State Police reporting worst appears to be over along I-70
PUTNAMVILLE -- After more than 72 hours of intensive activity responding to various winter storm-related service calls, Indiana State Police troopers from the Putnamville Post are beginning to see a reduction in those calls.
For example, from midnight to 4:30 p.m. Wednesday, troopers responded to 23 slide-offs and six property-damage crashes, while also assisting with 16 mechanically disabled vehicles along the roadway.
The busiest sections of roadway during the period were Interstate 70 in Putnam County from the 36-mile marker near the Putnamville exit to the 41-mile marker at U.S. 231 in Cloverdale.
Also requiring troopers' attention were I-70 from the 18- to the 24-mile marker in Clay County and in Vigo County in the areas from the one- to three-mile marker and the 11- to 13-mile marker.
As late as Wednesday morning, Interstate 70 eastbound was briefly closed on three separate occasions for jackknifed tractor-trailers. Wednesday afternoon troopers responded to two jackknifed tractor-trailers and a semi rollover.
Interstate 70 in the Putnamville District was reported as currently open with no problem areas. The roadway ranges from wet to scattered snow and slush spots. Most secondary roads remain snow-covered, slick and hazardous.
While State Police have been concerned with the highways and the interstate and keeping Hoosiers safe there, Indiana Conservation Officers are reminding Indiana residents they are "always on thin ice."
Conservation Officers are advising citizens across west-central Indiana of the potential hazards of being on frozen lakes, ponds, rivers and streams this winter.
Every winter, thousands of Hoosiers enjoy fishing, skating, hiking or just sliding around on frozen ponds and lakes. And every year, people drown after falling through the ice. Like driving on snow, Hoosiers need to re-learn how to have safe fun on ice, officials stress.
Conservation Officers want citizens to put safety first, offering a few tips to remember when considering standing on or walking on a frozen lake or pond:
- No ice is safe ice.
- Test the thickness of the ice with an ice auger. At least four inches of ice is recommended for ice fishing; five inches is recommended for snowmobiling.

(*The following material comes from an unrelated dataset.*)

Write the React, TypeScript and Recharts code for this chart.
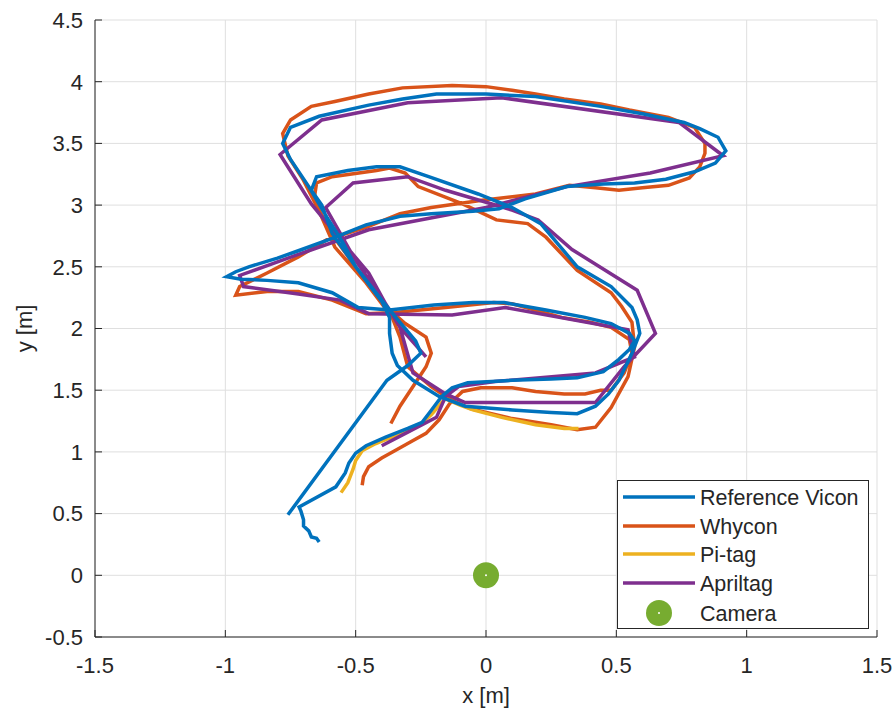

- Don't test the thickness of the ice while alone.
- If you don't know, don't go.
- Wear life jackets or flotation coats, carry ice hooks and rope gear.
Conservation Officers say the best rule of thumb when walking on ice, is to believe you are "walking on thin ice." Wearing a life jacket is especially important when on the ice. If you were to fall through, a life jacket will keep your head above the water until help arrives.
With the recent cold snap ice has formed on many lakes and ponds, the community is advised to keep a close eye on children who may be tempted to play on the ice.
Snow can insulate the ice and keep ice from getting thicker, officials warn. Some bodies of water will appear to be frozen solid but actually can have thin ice in several unsuspecting areas.
Flowing water, such as rivers and streams, should be avoided when covered by a layer of ice. Water that is surrounded by sand, many times freezes with inconsistencies.